New York’s Cornell University is also one of many Ivies to reject divestment, doing so in 2016. The administration decided that fossil fuel production was not on par with their “morally reprehensible” standard for divesting—which includes “apartheid, genocide, human trafficking, slavery or systemic cruelty to children, including violation of child labor laws.”
Vassar College also rejected divestment near the start of 2016. In an op-ed announcing the decision, University President Catherine Hill reiterated the school’s previous reasons for rejecting in 2013, namely, that divestment is an ineffective way to address climate change and could reduce available resources by imposing costs on the endowment.
3. Elected officials in charge of the state pension don’t agree with divestment
Tom DiNapoli—the elected official in charge of managing the $200 billion pension fund—has repeatedly expressed his opposition to divestment. After Gov. Cuomo’s announcement, he issued a statement of his own noting that the fund “has no immediate plans to divest our energy holdings” and instead that the fund has “shown that shareholders have the power to compel major corporations” through engagement—an option divestment would eliminate.

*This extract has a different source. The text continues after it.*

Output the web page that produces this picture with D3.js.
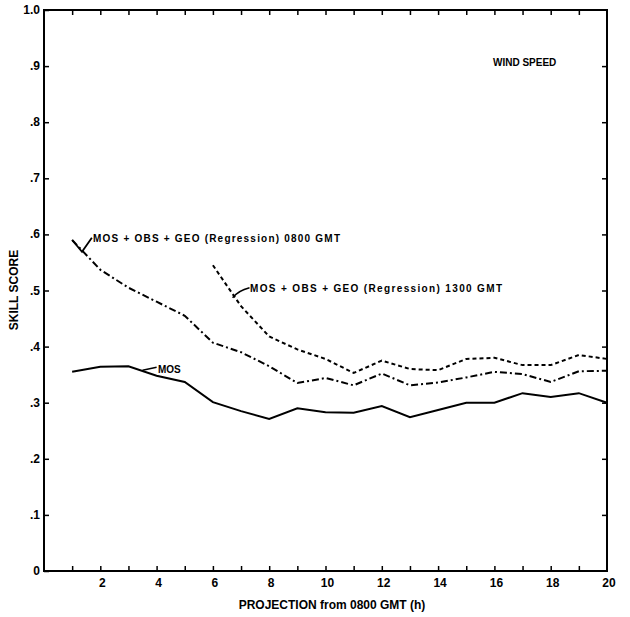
<!DOCTYPE html>
<html>
<head>
<meta charset="utf-8">
<script src="https://cdn.jsdelivr.net/npm/d3@7"></script>
<style>
  html, body { margin: 0; padding: 0; background: #fff; }
  svg { display: block; }
  text { font-family: "Liberation Sans", Arial, sans-serif; font-weight: bold; fill: #000; }
</style>
</head>
<body>
<svg id="chart" width="630" height="617"></svg>
<script>
// ---- data ----
const hours = [1,2,3,4,5,6,7,8,9,10,11,12,13,14,15,16,17,18,19,20];
const mos = [0.355,0.364,0.365,0.348,0.337,0.301,0.285,0.271,0.290,0.283,0.282,0.294,0.274,0.287,0.300,0.300,0.317,0.310,0.317,0.300];
const reg0800 = [0.590,0.537,0.505,0.480,0.455,0.407,0.390,0.365,0.335,0.344,0.331,0.352,0.331,0.336,0.345,0.355,0.351,0.337,0.356,0.357];
const hours1300 = [6,7,8,9,10,11,12,13,14,15,16,17,18,19,20];
const reg1300 = [0.545,0.472,0.418,0.395,0.378,0.353,0.375,0.360,0.358,0.378,0.380,0.367,0.367,0.385,0.378];
const yTickValues = [0,0.1,0.2,0.3,0.4,0.5,0.6,0.7,0.8,0.9,1.0];
const yTickLabels = ["0",".1",".2",".3",".4",".5",".6",".7",".8",".9","1.0"];
const xLabelValues = [2,4,6,8,10,12,14,16,18,20];
const xMinorValues = [1,2,3,4,5,6,7,8,9,10,11,12,13,14,15,16,17,18,19];

const svg = d3.select("#chart");
const L = 44, R = 607, T = 10, B = 571;
const x = d3.scaleLinear().domain([0, 20]).range([L, R]);
const y = d3.scaleLinear().domain([0, 1]).range([B, T]);

// frame
svg.append("rect").attr("x", L).attr("y", T).attr("width", R - L).attr("height", B - T)
  .attr("fill", "none").attr("stroke", "#000").attr("stroke-width", 2);

// left axis (inward ticks) with labels
const yAxisL = d3.axisRight(y).tickValues(yTickValues).tickSize(5).tickFormat("");
svg.append("g").attr("transform", `translate(${L},0)`).call(yAxisL)
  .call(g => g.select(".domain").remove())
  .call(g => g.selectAll("line").attr("stroke", "#000").attr("stroke-width", 1.5));
svg.append("g").selectAll("text").data(yTickValues).join("text")
  .attr("x", L - 4).attr("y", d => y(d) + 4).attr("text-anchor", "end")
  .attr("font-size", 12).text((d, i) => yTickLabels[i]);

// right axis inward ticks
const yAxisR = d3.axisLeft(y).tickValues(yTickValues.slice(1, -1)).tickSize(5).tickFormat("");
svg.append("g").attr("transform", `translate(${R},0)`).call(yAxisR)
  .call(g => g.select(".domain").remove())
  .call(g => g.selectAll("line").attr("stroke", "#000").attr("stroke-width", 1.5));

// bottom axis inward ticks
const xAxisB = d3.axisTop(x).tickValues(xMinorValues).tickSize(5).tickFormat("");
svg.append("g").attr("transform", `translate(0,${B})`).call(xAxisB)
  .call(g => g.select(".domain").remove())
  .call(g => g.selectAll("line").attr("stroke", "#000").attr("stroke-width", 1.5));
// top axis inward ticks
const xAxisT = d3.axisBottom(x).tickValues(xMinorValues).tickSize(5).tickFormat("");
svg.append("g").attr("transform", `translate(0,${T})`).call(xAxisT)
  .call(g => g.select(".domain").remove())
  .call(g => g.selectAll("line").attr("stroke", "#000").attr("stroke-width", 1.5));

// x labels
svg.append("g").selectAll("text").data(xLabelValues).join("text")
  .attr("x", d => x(d) + 2).attr("y", B + 16).attr("text-anchor", "middle")
  .attr("font-size", 12).text(d => d);
svg.append("text").attr("x", 332).attr("y", 609).attr("text-anchor", "middle")
  .attr("font-size", 12).text("PROJECTION from 0800 GMT (h)");
svg.append("text").attr("transform", "translate(18,290) rotate(-90)")
  .attr("text-anchor", "middle").attr("font-size", 12).text("SKILL SCORE");

// lines
const line = d3.line().x(d => x(d[0])).y(d => y(d[1]));
svg.append("path").datum(hours.map((h, i) => [h, mos[i]])).attr("d", line)
  .attr("fill", "none").attr("stroke", "#000").attr("stroke-width", 2);
svg.append("path").datum(hours.map((h, i) => [h, reg0800[i]])).attr("d", line)
  .attr("fill", "none").attr("stroke", "#000").attr("stroke-width", 2)
  .attr("stroke-dasharray", "7,3,2,3");
svg.append("path").datum(hours1300.map((h, i) => [h, reg1300[i]])).attr("d", line)
  .attr("fill", "none").attr("stroke", "#000").attr("stroke-width", 2)
  .attr("stroke-dasharray", "4,3");

// annotations
const ann = svg.append("g");
ann.append("path").attr("d", `M${x(1)},${y(0.59)} L${x(1.35)},${y(0.569)} L${x(1.7)},${y(0.594)}`)
  .attr("fill", "none").attr("stroke", "#000").attr("stroke-width", 1.8);
ann.append("text").attr("x", 93).attr("y", 242).attr("font-size", 10)
  .attr("textLength", 247).attr("lengthAdjust", "spacing")
  .text("MOS + OBS + GEO (Regression) 0800 GMT");
ann.append("path").attr("d", `M${x(6.7)},${y(0.487)} Q${x(6.9)},${y(0.5)} ${x(7.3)},${y(0.505)}`)
  .attr("fill", "none").attr("stroke", "#000").attr("stroke-width", 1.5);
ann.append("text").attr("x", 250).attr("y", 292).attr("font-size", 10)
  .attr("textLength", 252).attr("lengthAdjust", "spacing")
  .text("MOS + OBS + GEO (Regression) 1300 GMT");
ann.append("path").attr("d", `M${x(3.5)},${y(0.358)} L${x(4.0)},${y(0.363)}`)
  .attr("fill", "none").attr("stroke", "#000").attr("stroke-width", 1.5);
ann.append("text").attr("x", 158).attr("y", 373).attr("font-size", 10).text("MOS");
ann.append("text").attr("x", 493).attr("y", 66).attr("font-size", 10).text("WIND SPEED");
</script>
</body>
</html>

First Deputy Comptroller Pete Grannis also spoke out against divestment at an event at Baruch College last year, saying, “We’re not social investors” but instead “We are investors that use our voice based on the best available economic information we can get and where we think we can have the best impact.”
4. Divestment Legislation has yet to make it out of committee in the NY State Government
Several proposals have been introduced in the legislature which would force the state pension fund’s managers to divest fossil fuel assets by 2020 and coal holdings within one year. None have advanced to either chamber’s floor for a vote. Tom DiNapoli actually wrote a letter in response to these proposals outlining in detail how fossil fuels had actually outperformed other assets and highlighting how his fiduciary duty requires him to take a long term outlook. The New York State Legislature could in theory mandate divestment if a bill passes through both chambers and is signed by the governor, but that event does not seem likely any time soon.
5. Blue state and cities continue to reject divestment
From Vermont to California, some of the nation’s bluest states have said no to divesting. CalPERS, which is the nation’s largest pension fund, actually adopted a new policy that greatly curtails divestment and announced recently that divestment from other sectors has cost the fund $8.5 billion.
Vermont’s state pension also rejected its own governor’s calls to divest after a comprehensive analysis conducted by an outside consultancy found that it would cost the fund money, be ineffective in affecting climate change policy and would not be in the best interests of VPIC pension beneficiaries.
And this past summer, the Seattle City Employees’ Retirement System voted to reject divestment because they found it to “conflict with the Board’s fiduciary duties and the SCERS ESG Policy.”
Bottom line: If New York heeds Gov. Cuomo’s calls to divest, it will be standing alone in an empty gesture. Hopefully for New York taxpayers and pensioners, DiNapoli will continue to rebuff divestment efforts and instead focus on what is best for the one million beneficiaries of the New York State Common Retirement Fund.